Day Twenty-One of my Advent Christmas Carol Challenge:
After adaptations featuring the Smurfs, the Muppets and the Flintstones
over the previous few days, it was quite an enjoyable change to return
to another traditional version of the tale.
This 1935 British version is the earliest film of the story made with
sound. It stars Seymour Hicks in the lead role - an actor who has now
become almost forgotten, but was once one of the most famous actors in
Decent prints of this movie seem to have been lost
to time, but the grainy, saturated image in the version I found seemed
to work somewhat in its favour. The streets of London have never looked
more miserable or quite so bleak, and at times, the figures shuffling
about the place looked like little more than shadows. How much of this
was artistic intention rather than a product of a diminished print is
anyone's guess, but I rather appreciated it.
Hicks is a rather
peculiar Scrooge. Perhaps it is thanks to later versions of the film
that we now have such a firm grasp upon how Scrooge must look and act,
because in this version he is almost a vagabond. Scruffy of hair,
dishevelled of clothes whilst shuffling around the streets looking like Lon
Chaney's Phantom of the Opera.
If this film is remembered at
all, it is often only thanks to the very unusual decision to not show us
many of the ghosts. Marley is invisible, the Ghost of Christmas past is
always off screen and Christmas Yet to Come is only the shadow of a
finger. Only Christmas Present is seen in full (though not for long.)

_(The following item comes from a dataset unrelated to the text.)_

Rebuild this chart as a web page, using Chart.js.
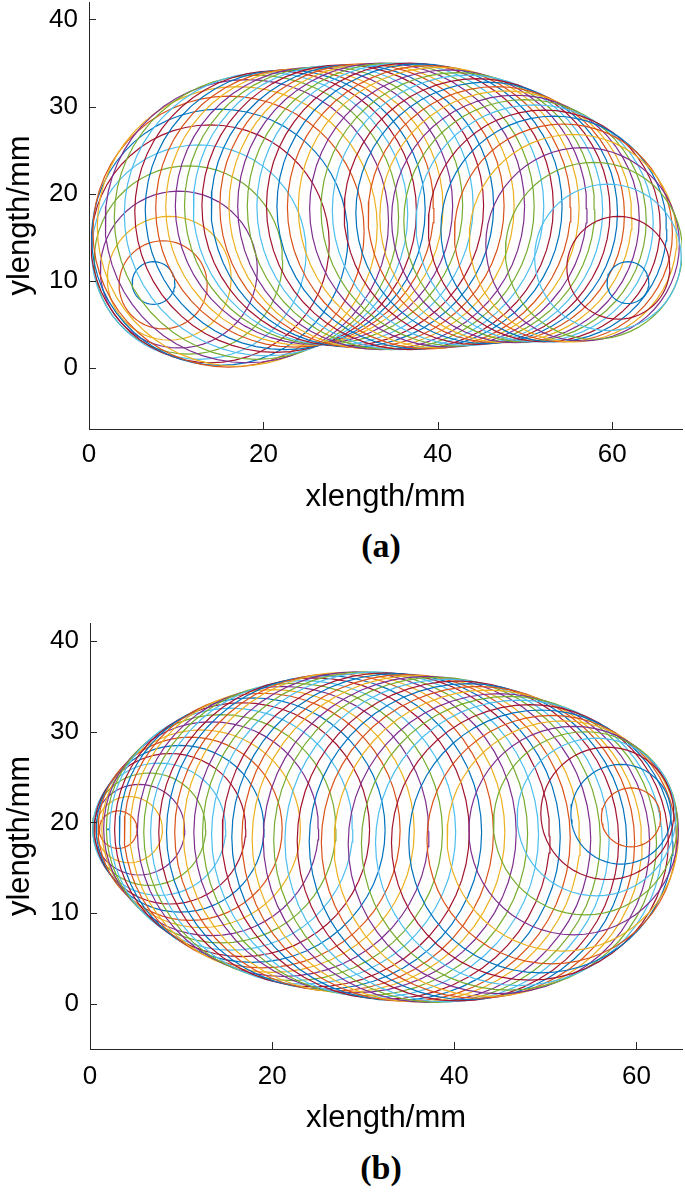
<!DOCTYPE html>
<html>
<head>
<meta charset="utf-8">
<script src="https://cdn.jsdelivr.net/npm/chart.js@4.4.0/dist/chart.umd.min.js"></script>
<style>
  body { margin: 0; background: #fff; width: 685px; height: 1194px; position: relative; overflow: hidden; }
  canvas { position: absolute; left: 0; }
  #chartA { top: 0; }
  #chartB { top: 600px; }
  .tag { position: absolute; left: 381px; transform: translateX(-50%); font: bold 34px "Liberation Serif", "DejaVu Serif", serif; color: #000; line-height: 38px; }
</style>
</head>
<body>
<canvas id="chartA" width="685" height="520"></canvas>
<div class="tag" style="top:527px">(a)</div>
<canvas id="chartB" width="685" height="545"></canvas>
<div class="tag" style="top:1149px">(b)</div>
<script>
// panel (a): circle centres and radii, in mm
const cxA = [7.4, 8.5, 9.2, 10.3, 11.4, 12.6, 13.9, 15.0, 16.0, 17.0,
    18.1, 19.2, 20.3, 21.4, 22.5, 23.6, 24.7, 25.8, 26.9, 28.0,
    29.1, 30.2, 31.3, 32.4, 33.5, 34.6, 35.7, 36.8, 37.9, 39.0,
    40.1, 41.2, 42.3, 43.4, 44.5, 45.6, 46.7, 47.8, 48.9, 50.0,
    51.1, 52.2, 53.3, 54.4, 55.5, 56.6, 57.9, 59.5, 60.7, 61.8];
const cyA = [9.75, 9.55, 10.3, 11.3, 12.4, 13.3, 14.25, 15.0, 15.65, 16.25,
    16.85, 17.3, 17.65, 17.95, 18.15, 18.35, 18.5, 18.6, 18.65, 18.65,
    18.65, 18.6, 18.6, 18.55, 18.55, 18.55, 18.55, 18.55, 18.55, 18.45,
    18.4, 18.3, 18.2, 18.1, 17.95, 17.8, 17.6, 17.35, 17.1, 16.9,
    16.6, 16.3, 15.95, 15.5, 14.9, 14.2, 13.45, 12.7, 11.5, 9.8];
const rA = [2.45, 5.05, 7.1, 9.0, 10.8, 12.3, 13.65, 14.7, 15.55, 16.05,
    16.25, 16.3, 16.25, 16.15, 16.05, 15.95, 15.9, 15.9, 15.95, 16.05,
    16.15, 16.2, 16.3, 16.35, 16.45, 16.45, 16.45, 16.45, 16.35, 16.25,
    16.1, 15.9, 15.7, 15.5, 15.25, 15.0, 14.7, 14.45, 14.2, 13.9,
    13.6, 13.3, 12.95, 12.5, 11.9, 11.1, 10.15, 8.4, 5.9, 2.4];

// panel (b)
const cxB = [2.0, 3.1, 4.3, 5.4, 6.5, 7.6, 8.8, 9.9, 11.0, 12.2,
    13.3, 14.4, 15.5, 16.7, 17.8, 18.9, 20.0, 21.2, 22.3, 23.4,
    24.6, 25.7, 26.8, 27.9, 29.1, 30.2, 31.3, 32.5, 33.6, 34.7,
    35.8, 37.0, 38.1, 39.2, 40.4, 41.5, 42.6, 43.7, 44.9, 46.0,
    47.1, 48.3, 49.5, 50.7, 51.9, 53.1, 54.4, 55.6, 56.8, 58.3, 59.4];
const cyB = [19.25, 19.2, 19.2, 19.2, 19.25, 19.25, 19.3, 19.3, 19.3, 19.3,
    19.3, 19.3, 19.25, 19.2, 19.15, 19.1, 19.05, 19.0, 18.95, 18.9,
    18.9, 18.9, 18.9, 18.9, 18.9, 18.75, 18.65, 18.5, 18.38, 18.28,
    18.2, 18.13, 18.08, 18.0, 17.95, 17.88, 17.8, 17.7, 17.65, 17.7,
    17.75, 17.8, 17.9, 18.1, 18.5, 19.1, 19.9, 20.6, 21.0, 20.9, 20.55];
const rB = [0.05, 2.07, 3.65, 5.0, 6.2, 7.3, 8.3, 9.2, 10.1, 10.9,
    11.8, 12.6, 13.35, 14.0, 14.6, 15.15, 15.6, 16.0, 16.4, 16.75,
    17.05, 17.3, 17.5, 17.65, 17.7, 17.85, 17.95, 18.0, 18.03, 18.03,
    18.0, 17.98, 17.93, 17.8, 17.65, 17.43, 17.2, 16.9, 16.55, 16.2,
    15.75, 15.2, 14.5, 13.7, 12.7, 11.5, 10.1, 8.7, 7.3, 5.5, 3.25];

// axis ticks
const xTicksA = [0, 20, 40, 60];
const xTicksB = [0, 20, 40, 60];
const yTicks = [0, 10, 20, 30, 40];

// matlab default colour order
const colorOrder = ['#0072BD', '#D95319', '#EDB120', '#7E2F8E', '#77AC30', '#4DBEEE', '#A2142F'];
const SEG = 60;
const FONT = '"Liberation Sans", Arial, Helvetica, sans-serif';
const AXIS = '#262626';

function circleSets(cx, cy, r) {
    return cx.map((x0, i) => {
        const pts = [];
        for (let k = 0; k <= SEG; k++) {
            const a = 2 * Math.PI * k / SEG;
            pts.push({ x: x0 + r[i] * Math.cos(a), y: cy[i] + r[i] * Math.sin(a) });
        }
        return {
            data: pts,
            showLine: true,
            borderColor: colorOrder[i % 7],
            borderWidth: 1.2,
            pointRadius: 0,
            fill: false,
            order: -i   // later circles on top, like plot(...) with hold on
        };
    });
}

// matlab style ticks pointing into the axes
const inwardTicks = {
    id: 'inwardTicks',
    afterDraw(chart) {
        const { ctx, chartArea, scales } = chart;
        ctx.save();
        ctx.strokeStyle = AXIS;
        ctx.lineWidth = 1;
        ctx.beginPath();
        scales.x.ticks.forEach(t => {
            const px = Math.round(scales.x.getPixelForValue(t.value)) + 0.5;
            ctx.moveTo(px, chartArea.bottom);
            ctx.lineTo(px, chartArea.bottom - 7);
        });
        scales.y.ticks.forEach(t => {
            const py = Math.round(scales.y.getPixelForValue(t.value)) + 0.5;
            ctx.moveTo(chartArea.left, py);
            ctx.lineTo(chartArea.left + 7, py);
        });
        ctx.stroke();
        ctx.restore();
    }
};

function makeChart(id, sets, cfg) {
    const ctx = document.getElementById(id).getContext('2d');
    return new Chart(ctx, {
        type: 'scatter',
        data: { datasets: sets },
        plugins: [inwardTicks],
        options: {
            responsive: false,
            animation: false,
            layout: { padding: { top: cfg.padTop, right: 3, left: 0, bottom: 0 } },
            plugins: { legend: { display: false }, tooltip: { enabled: false } },
            scales: {
                x: {
                    type: 'linear',
                    min: 0,
                    max: cfg.xMax,
                    afterBuildTicks: s => { s.ticks = cfg.xTicks.map(v => ({ value: v })); },
                    afterFit: s => { s.height = cfg.xHeight; s.paddingLeft = 0; s.paddingRight = 0; },
                    grid: { display: false, drawTicks: false },
                    border: { display: true, color: AXIS, width: 1 },
                    ticks: { padding: cfg.tickPad, color: '#000', maxRotation: 0, font: { size: 26, family: FONT } },
                    title: { display: true, text: 'xlength/mm', color: '#000', font: { size: 31, family: FONT }, padding: { top: 0, bottom: cfg.titlePad } }
                },
                y: {
                    type: 'linear',
                    min: cfg.yMin,
                    max: 42,
                    afterBuildTicks: s => { s.ticks = yTicks.map(v => ({ value: v })); },
                    afterFit: s => { s.width = cfg.yWidth; s.paddingTop = 0; s.paddingBottom = 0; },
                    grid: { display: false, drawTicks: false },
                    border: { display: true, color: AXIS, width: 1 },
                    ticks: { padding: 11, color: '#000', font: { size: 26, family: FONT } },
                    title: { display: true, text: 'ylength/mm', color: '#000', font: { size: 31, family: FONT }, padding: { top: 2, bottom: 0 } }
                }
            }
        }
    });
}

makeChart('chartA', circleSets(cxA, cyA, rA), {
    xMax: 68, yMin: -7, xTicks: xTicksA, xHeight: 91, padTop: 2, tickPad: 10, titlePad: 4, yWidth: 89
});
makeChart('chartB', circleSets(cxB, cyB, rB), {
    xMax: 65, yMin: -5, xTicks: xTicksB, xHeight: 96, padTop: 23, tickPad: 12, titlePad: 8, yWidth: 90
});
</script>
</body>
</html>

The absence of these ghosts is greatly missed, as is the huge swathes
of the story this version omits, including the entirety of Scrooge's
childhood (and a great deal of his present.)
There is a sense
of melancholy to the film that sets it apart from the others and the
score and visuals help set the mood. But a lacklustre central
performance and too many liberties taken with the source material mean
that there is very little here worth recommending.
As bleak as a midwinter when frosty winds made moan.